··· Information supplied ···
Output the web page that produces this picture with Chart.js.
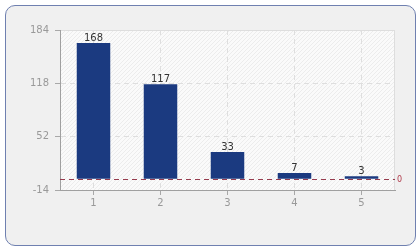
<!DOCTYPE html>
<html>
<head>
<meta charset="utf-8">
<script src="https://cdn.jsdelivr.net/npm/chart.js@4.4.0/dist/chart.umd.min.js"></script>
<style>
  html, body { margin: 0; padding: 0; background: #ffffff; }
  #wrap { position: relative; width: 420px; height: 250px; }
  #panel {
    position: absolute; left: 5px; top: 5px; width: 409px; height: 239px;
    background: #f0f0f0; border: 1px solid #6f80b0; border-radius: 10px;
  }
  #chart { position: absolute; left: 0; top: 0; }
</style>
</head>
<body>
<div id="wrap">
  <div id="panel"></div>
  <canvas id="chart" width="420" height="250"></canvas>
</div>
<script>
// Dati del grafico
const categories = ['1', '2', '3', '4', '5'];
const values = [168, 117, 33, 7, 3];
const yTicks = [-14, 52, 118, 184];
const zeroLine = 0;

const FONT = '"DejaVu Sans", Tahoma, sans-serif';

// Sfondo dell'area del grafico con tratteggio diagonale
function makeHatch() {
    const c = document.createElement('canvas');
    c.width = 4; c.height = 4;
    const g = c.getContext('2d');
    g.fillStyle = '#fafafa';
    g.fillRect(0, 0, 4, 4);
    g.fillStyle = '#ececec';
    // diagonale "/" pixel per pixel
    for (let i = 0; i < 4; i++) {
        g.fillRect(i, 3 - i, 1, 1);
    }
    return g.createPattern(c, 'repeat');
}

const plotBackground = {
    id: 'plotBackground',
    beforeDraw(chart) {
        const { ctx, chartArea: a } = chart;
        ctx.save();
        ctx.fillStyle = makeHatch();
        ctx.fillRect(a.left, a.top, a.right - a.left, a.bottom - a.top);
        ctx.strokeStyle = '#dddddd';
        ctx.lineWidth = 1;
        ctx.beginPath();
        ctx.moveTo(a.left, a.top + 0.5);
        ctx.lineTo(a.right - 0.5, a.top + 0.5);
        ctx.lineTo(a.right - 0.5, a.bottom);
        ctx.stroke();
        ctx.restore();
    }
};

// Linea tratteggiata sullo zero con etichetta
const zeroLinePlugin = {
    id: 'zeroLinePlugin',
    afterDatasetsDraw(chart) {
        const { ctx, chartArea: a, scales } = chart;
        const y = Math.round(scales.y.getPixelForValue(zeroLine)) + 0.5;
        ctx.save();
        ctx.strokeStyle = '#973c4e';
        ctx.lineWidth = 1;
        ctx.setLineDash([5, 4]);
        ctx.beginPath();
        ctx.moveTo(a.left, y);
        ctx.lineTo(a.right, y);
        ctx.stroke();
        ctx.setLineDash([]);
        ctx.fillStyle = '#b03a4a';
        ctx.font = '8px ' + FONT;
        ctx.textAlign = 'left';
        ctx.textBaseline = 'middle';
        ctx.fillText(String(zeroLine), a.right + 2, y);
        ctx.restore();
    }
};

// Etichette dei valori sopra le barre
const valueLabels = {
    id: 'valueLabels',
    afterDatasetsDraw(chart) {
        const { ctx } = chart;
        const meta = chart.getDatasetMeta(0);
        ctx.save();
        ctx.fillStyle = '#333333';
        ctx.font = '10px ' + FONT;
        ctx.textAlign = 'center';
        ctx.textBaseline = 'bottom';
        meta.data.forEach((bar, i) => {
            ctx.fillText(String(values[i]), bar.x, bar.y);
        });
        ctx.restore();
    }
};

new Chart(document.getElementById('chart'), {
    type: 'bar',
    data: {
        labels: categories,
        datasets: [{
            data: values,
            backgroundColor: '#1b3a80',
            borderWidth: 0,
            barPercentage: 0.5,
            categoryPercentage: 1
        }]
    },
    options: {
        responsive: false,
        animation: false,
        layout: { padding: { left: 0, top: 30, right: 25, bottom: 0 } },
        plugins: {
            legend: { display: false },
            tooltip: { enabled: false }
        },
        scales: {
            x: {
                offset: true,
                afterFit(scale) { scale.height = 60; },
                border: { color: '#a0a0a0', dash: [5, 4] },
                grid: {
                    offset: false,
                    color: '#dedede',
                    tickColor: '#a8a8a8',
                    tickBorderDash: [],
                    tickLength: 5
                },
                ticks: { color: '#999999', font: { family: FONT, size: 10 }, padding: 2 }
            },
            y: {
                min: -14,
                max: 184,
                afterFit(scale) { scale.width = 60; },
                afterBuildTicks(scale) { scale.ticks = yTicks.map(v => ({ value: v })); },
                border: { color: '#a0a0a0', dash: [5, 4] },
                grid: {
                    color: '#dedede',
                    tickColor: '#a8a8a8',
                    tickBorderDash: [],
                    tickLength: 5
                },
                ticks: { color: '#999999', font: { family: FONT, size: 10 }, padding: 6 }
            }
        }
    },
    plugins: [plotBackground, zeroLinePlugin, valueLabels]
});
</script>
</body>
</html>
···
## [Task brief]
All of the data above should be quoted exactly, except for the pictures.

## [Task output]
Output the web page that produces this picture with Chart.js.
<!DOCTYPE html>
<html>
<head>
<meta charset="utf-8">
<script src="https://cdn.jsdelivr.net/npm/chart.js@4.4.0/dist/chart.umd.min.js"></script>
<style>
  html, body { margin: 0; padding: 0; background: #ffffff; }
  #wrap { position: relative; width: 420px; height: 250px; }
  #panel {
    position: absolute; left: 5px; top: 5px; width: 409px; height: 239px;
    background: #f0f0f0; border: 1px solid #6f80b0; border-radius: 10px;
  }
  #chart { position: absolute; left: 0; top: 0; }
</style>
</head>
<body>
<div id="wrap">
  <div id="panel"></div>
  <canvas id="chart" width="420" height="250"></canvas>
</div>
<script>
// Dati del grafico
const categories = ['1', '2', '3', '4', '5'];
const values = [168, 117, 33, 7, 3];
const yTicks = [-14, 52, 118, 184];
const zeroLine = 0;

const FONT = '"DejaVu Sans", Tahoma, sans-serif';

// Sfondo dell'area del grafico con tratteggio diagonale
function makeHatch() {
    const c = document.createElement('canvas');
    c.width = 4; c.height = 4;
    const g = c.getContext('2d');
    g.fillStyle = '#fafafa';
    g.fillRect(0, 0, 4, 4);
    g.fillStyle = '#ececec';
    // diagonale "/" pixel per pixel
    for (let i = 0; i < 4; i++) {
        g.fillRect(i, 3 - i, 1, 1);
    }
    return g.createPattern(c, 'repeat');
}

const plotBackground = {
    id: 'plotBackground',
    beforeDraw(chart) {
        const { ctx, chartArea: a } = chart;
        ctx.save();
        ctx.fillStyle = makeHatch();
        ctx.fillRect(a.left, a.top, a.right - a.left, a.bottom - a.top);
        ctx.strokeStyle = '#dddddd';
        ctx.lineWidth = 1;
        ctx.beginPath();
        ctx.moveTo(a.left, a.top + 0.5);
        ctx.lineTo(a.right - 0.5, a.top + 0.5);
        ctx.lineTo(a.right - 0.5, a.bottom);
        ctx.stroke();
        ctx.restore();
    }
};

// Linea tratteggiata sullo zero con etichetta
const zeroLinePlugin = {
    id: 'zeroLinePlugin',
    afterDatasetsDraw(chart) {
        const { ctx, chartArea: a, scales } = chart;
        const y = Math.round(scales.y.getPixelForValue(zeroLine)) + 0.5;
        ctx.save();
        ctx.strokeStyle = '#973c4e';
        ctx.lineWidth = 1;
        ctx.setLineDash([5, 4]);
        ctx.beginPath();
        ctx.moveTo(a.left, y);
        ctx.lineTo(a.right, y);
        ctx.stroke();
        ctx.setLineDash([]);
        ctx.fillStyle = '#b03a4a';
        ctx.font = '8px ' + FONT;
        ctx.textAlign = 'left';
        ctx.textBaseline = 'middle';
        ctx.fillText(String(zeroLine), a.right + 2, y);
        ctx.restore();
    }
};

// Etichette dei valori sopra le barre
const valueLabels = {
    id: 'valueLabels',
    afterDatasetsDraw(chart) {
        const { ctx } = chart;
        const meta = chart.getDatasetMeta(0);
        ctx.save();
        ctx.fillStyle = '#333333';
        ctx.font = '10px ' + FONT;
        ctx.textAlign = 'center';
        ctx.textBaseline = 'bottom';
        meta.data.forEach((bar, i) => {
            ctx.fillText(String(values[i]), bar.x, bar.y);
        });
        ctx.restore();
    }
};

new Chart(document.getElementById('chart'), {
    type: 'bar',
    data: {
        labels: categories,
        datasets: [{
            data: values,
            backgroundColor: '#1b3a80',
            borderWidth: 0,
            barPercentage: 0.5,
            categoryPercentage: 1
        }]
    },
    options: {
        responsive: false,
        animation: false,
        layout: { padding: { left: 0, top: 30, right: 25, bottom: 0 } },
        plugins: {
            legend: { display: false },
            tooltip: { enabled: false }
        },
        scales: {
            x: {
                offset: true,
                afterFit(scale) { scale.height = 60; },
                border: { color: '#a0a0a0', dash: [5, 4] },
                grid: {
                    offset: false,
                    color: '#dedede',
                    tickColor: '#a8a8a8',
                    tickBorderDash: [],
                    tickLength: 5
                },
                ticks: { color: '#999999', font: { family: FONT, size: 10 }, padding: 2 }
            },
            y: {
                min: -14,
                max: 184,
                afterFit(scale) { scale.width = 60; },
                afterBuildTicks(scale) { scale.ticks = yTicks.map(v => ({ value: v })); },
                border: { color: '#a0a0a0', dash: [5, 4] },
                grid: {
                    color: '#dedede',
                    tickColor: '#a8a8a8',
                    tickBorderDash: [],
                    tickLength: 5
                },
                ticks: { color: '#999999', font: { family: FONT, size: 10 }, padding: 6 }
            }
        }
    },
    plugins: [plotBackground, zeroLinePlugin, valueLabels]
});
</script>
</body>
</html>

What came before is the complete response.